La vengeance du Chibani
... ou, un kamikaze chez les "Bamas"
Il y a longtemps, fort longtemps, bientôt 70 ans, on pouvait voir sur le parking empierré de la Base de Bamako, un imposant biplan équipé d’un moteur Lorraine de 450 CV avec une belle hélice métallique. Ce monomoteur biplace en tandem œuvrait depuis deux décennies sur tout le territoire de l’AOF. Il était connu du Sénégal au Tchad et du Grand Erg saharien aux forêts tropicales en passant par la savane du Soudan. Il avait survolé la "mare aux hippopotames" sur la piste de Bobo-Dioulasso, photographié les troupeaux d’éléphants dans les lagunes et clairières de Côte d’Ivoire, effrayé les girafes dans les plaines des rives du Niger vers Niamey, salué le clairon sonnant le lever des couleurs dans le fort de Zinder, perturbé l’appel à la prière lancé par le muezzin du haut de la mosquée d’Agadès. Il avait largué des messages en plein désert du Ténéré à l’attention des pelotons méharistes en route vers Dirkou ou Bilma, assisté à l’arrivée de l’Azalaï (la caravane de sel) au port de Tombouctou. Lors de ses déplacements touristiques, il avait quitté Tambacounda pour Youkounkoun uniquement pour découvrir les chasseurs à l’arc, entièrement nus mais protégés par un étui pelvien.
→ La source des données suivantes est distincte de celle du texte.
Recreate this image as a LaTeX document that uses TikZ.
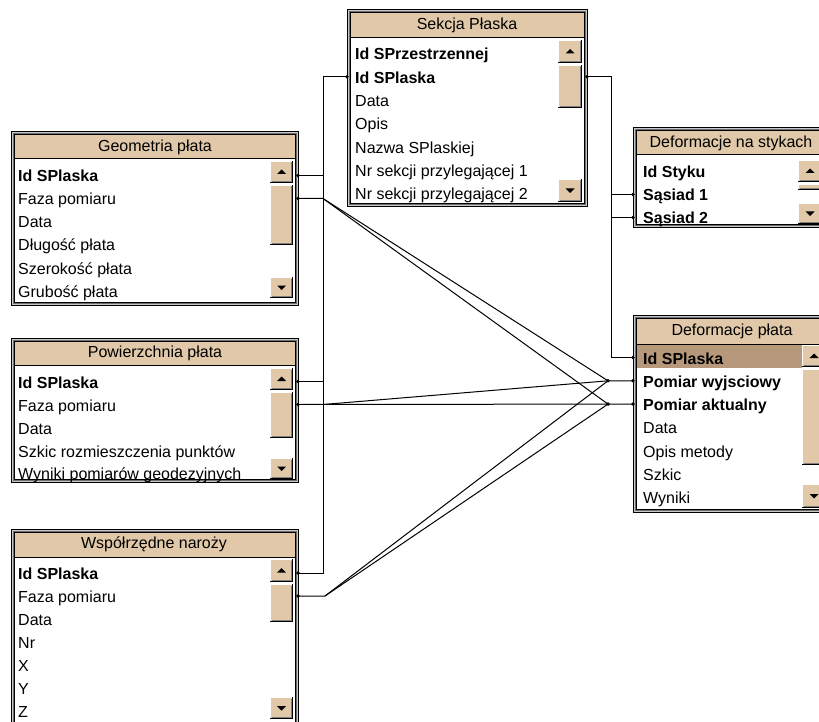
\documentclass[tikz,border=0pt]{standalone}
\usepackage{fontspec}
\setmainfont{Liberation Sans}
\definecolor{hdrtan}{RGB}{224,200,168}
\definecolor{hilite}{RGB}{184,152,122}
\definecolor{framegray}{RGB}{200,200,200}
\definecolor{framedark}{RGB}{110,110,110}
\newcommand\rowfont{\fontsize{16}{19}\selectfont}
\tikzset{
  tframe/.style={draw=black, fill=framegray, line width=1pt, inner sep=0pt, outer sep=0pt, anchor=north west},
  row/.style={anchor=base west, inner sep=0pt, text height=13pt, text depth=0pt, font=\rowfont},
  key/.style={row, font=\rowfont\bfseries},
  ttl/.style={inner sep=0pt, font=\rowfont},
  conn/.style={line width=1pt, black},
  port/.style={black},
}
% table frame: name, x1, y1, x2, y2, header bottom, title, title centre x
\newcommand\tbl[8]{%
  \node[tframe, minimum width={(#4-#2)*1pt}, minimum height={(#5-#3)*1pt}] (#1) at (#2,#3) {};
  \draw[framedark, line width=1pt] (#2+2,#3+2) rectangle (#4-2,#5-2);
  \filldraw[fill=white, draw=black, line width=1pt] (#2+3,#3+3) rectangle (#4-3,#5-3);
  \filldraw[fill=hdrtan, draw=black, line width=1pt] (#2+3,#3+3) rectangle (#4-3,#6);
  \node[ttl] (#1T) at (#8,{(#3+3+#6)/2}) {#7};
}
\newcommand\btn[4]{%
  \fill[hdrtan] (#1,#2) rectangle (#3,#4);
  \draw[white, line width=1pt] (#1+0.5,#4-1) -- (#1+0.5,#2+0.5) -- (#3-1,#2+0.5);
  \draw[gray, line width=1pt] (#1+1.5,#4-1.5) -- (#3-1.5,#4-1.5) -- (#3-1.5,#2+1.5);
  \draw[black, line width=1pt] (#1,#4-0.5) -- (#3-0.5,#4-0.5) -- (#3-0.5,#2);
}
% scrollbar: x1 x2 up1 up2 th1 th2 dn1 dn2
\newcommand\sbar[8]{%
  \btn{#1}{#3}{#2}{#4}
  \fill ({(#1+#2)/2-4.5},{(#3+#4)/2+2}) -- ++(9,0) -- ++(-4.5,-4.5) -- cycle;
  \btn{#1}{#5}{#2}{#6}
  \btn{#1}{#7}{#2}{#8}
  \fill ({(#1+#2)/2-4.5},{(#7+#8)/2-2}) -- ++(9,0) -- ++(-4.5,4.5) -- cycle;
}
\begin{document}
\begin{tikzpicture}[x=1pt,y=-1pt]
\useasboundingbox (0,0) rectangle (819,722);
\clip (0,0) rectangle (819,722);
\fill[white] (0,0) rectangle (819,722);

% ---------- Sekcja Płaska
\tbl{sek}{347}{10}{587}{207}{38}{Sekcja Płaska}{467}
\node[key] (sekR1) at (355,60) {Id SPrzestrzennej};
\node[key] (sekR2) at (355,83.3) {Id SPlaska};
\node[row] (sekR3) at (355,106.6) {Data};
\node[row] (sekR4) at (355,129.9) {Opis};
\node[row] (sekR5) at (355,153.2) {Nazwa SPlaskiej};
\node[row] (sekR6) at (355,176.5) {Nr sekcji przylegającej 1};
\node[row] (sekR7) at (355,199.8) {Nr sekcji przylegającej 2};
\sbar{558}{582}{40}{63}{65}{108}{179}{202}

% ---------- Geometria płata
\tbl{geo}{11}{132}{298}{305}{159}{Geometria płata}{155}
\node[key] (geoR1) at (18,182) {Id SPlaska};
\node[row] (geoR2) at (18,205) {Faza pomiaru};
\node[row] (geoR3) at (18,228) {Data};
\node[row] (geoR4) at (18,251) {Długość płata};
\node[row] (geoR5) at (18,274) {Szerokość płata};
\node[row] (geoR6) at (18,297) {Grubość płata};
\sbar{270}{293}{161}{183}{185}{245}{277}{298}

% ---------- Powierzchnia płata
\tbl{pow}{11}{338}{298}{482}{365}{Powierzchnia płata}{155}
\node[key] (powR1) at (18,388) {Id SPlaska};
\node[row] (powR2) at (18,411) {Faza pomiaru};
\node[row] (powR3) at (18,434) {Data};
\node[row] (powR4) at (18,457) {Szkic rozmieszczenia punktów};
\node[row] (powR5) at (18,479) {Wyniki pomiarów geodezyjnych};
\sbar{270}{293}{368}{390}{392}{438}{458}{479}

% ---------- Współrzędne naroży
\tbl{wsp}{11}{529}{298}{728}{557}{Współrzędne naroży}{154}
\node[key] (wspR1) at (18,579.5) {Id SPlaska};
\node[row] (wspR2) at (18,602.5) {Faza pomiaru};
\node[row] (wspR3) at (18,625.5) {Data};
\node[row] (wspR4) at (18,648.5) {Nr};
\node[row] (wspR5) at (18,671.5) {X};
\node[row] (wspR6) at (18,694.5) {Y};
\node[row] (wspR7) at (18,717.5) {Z};
\sbar{270}{293}{559}{582}{584}{622}{697}{719}

% ---------- Deformacje na stykach
\tbl{sty}{633}{128}{840}{228}{155}{Deformacje na stykach}{731}
\node[key] (styR1) at (643,178) {Id Styku};
\node[key] (styR2) at (643,201) {Sąsiad 1};
\node[key] (styR3) at (643,224) {Sąsiad 2};
\sbar{798}{822}{160}{182}{184}{190}{203}{224}

% ---------- Deformacje płata
\tbl{def}{633}{315}{840}{512}{344}{Deformacje płata}{732}
\fill[hilite] (637,345) rectangle (802,368);
\node[key] (defR1) at (643,364) {Id SPlaska};
\node[key] (defR2) at (643,387.3) {Pomiar wyjsciowy};
\node[key] (defR3) at (643,410.6) {Pomiar aktualny};
\node[row] (defR4) at (643,433.9) {Data};
\node[row] (defR5) at (643,457.2) {Opis metody};
\node[row] (defR6) at (643,480.5) {Szkic};
\node[row] (defR7) at (643,503.8) {Wyniki};
\sbar{802}{826}{345}{367}{369}{465}{484}{508}

% ---------- connectors
\coordinate (busL) at (323,0);
\coordinate (busR) at (611,0);
\coordinate (jx) at (608,0);
\coordinate (J1) at (jx |- defR2);
\coordinate (J2) at (jx |- defR3);
\coordinate (wspF) at (325,0);

\draw[conn] (sek.west |- sekR2) -- (busL |- sekR2) -- (busL |- wspR1) -- (wsp.east |- wspR1);
\draw[conn] (geo.east |- geoR1) -- (busL |- geoR1);
\draw[conn] (pow.east |- powR1) -- (busL |- powR1);

\draw[conn] (sek.east |- sekR2) -- (busR |- sekR2) -- (busR |- defR1) -- (def.west |- defR1);
\draw[conn] (busR |- styR2) -- (sty.west |- styR2);
\draw[conn] (busR |- styR3) -- (sty.west |- styR3);

\draw[conn] (geo.east |- geoR2) -- (busL |- geoR2) -- (J1) -- (def.west |- defR2);
\draw[conn] (busL |- geoR2) -- (J2) -- (def.west |- defR3);
\draw[conn] (pow.east |- powR2) -- (J2);
\draw[conn] (busL |- powR2) -- (J1);
\draw[conn] (wsp.east |- wspR2) -- (wspF |- wspR2) -- (J1);
\draw[conn] (wspF |- wspR2) -- (J2);

\foreach \p in {sek.west |- sekR2, sek.east |- sekR2, geo.east |- geoR1, geo.east |- geoR2,
  pow.east |- powR1, pow.east |- powR2, wsp.east |- wspR1, wsp.east |- wspR2,
  sty.west |- styR2, sty.west |- styR3, def.west |- defR1, def.west |- defR2, def.west |- defR3, J1, J2}
  \fill[port] (\p) circle (1.9);
\end{tikzpicture}
\end{document}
On dit même qu’il a participé à une "danse du crapaud", un soir de pleine lune dans les sables d’Atar en Mauritanie.
En résumé, cet avion sur le parking rocailleux, qui sillonnait l’AOF depuis plus de vingt ans se nommait ‟Potez 25 TOE‟. Il était là, encadré par un Caudron C-445 Goéland bimoteur léger, élégant et fragile et, aussi un cow-boy américain incassable le NA-57, ancêtre du North American T-6, (NDLR : le BT-9) mais à train fixe.
Notre Potez 25 avait également près de lui une petite cousine qui avait pris un peu d’embonpoint en se transformant en Berline sanitaire pouvant transporter trois brancards ; elle s’appelait ‟Potez 29‟.
C’est donc en compagnie de cet aréopage que notre vénérable chibani coulait une vie tranquille, respecté de tous jusqu’à la date fatidique du 28 août 1946. Ce jour-là, notre franchouillard Potez 25 assiste à l’arrivée d’une encombrante bande de jeunes voyous d’outre-manche, originaires du Comté d’Avro et, plus précisément du village d’Anson. Cette fine équipe était baptisée ‟Escabasse Air Force‟ avec à sa tête une donzelle nommée Blanche-Neige et sept galopins à sa suite.
Ne supportant pas cette invasion anglo-saxonne, qui menaçait son espace vital et son autorité sur son cher parking, il décida de prendre à son compte la devise de Jeanne d’Arc « Sus aux Anglais ! ». Il mijota sa vengeance pendant plusieurs jours en attendant de passer à l’acte. Et, l’occasion se présenta le 5 octobre 1946.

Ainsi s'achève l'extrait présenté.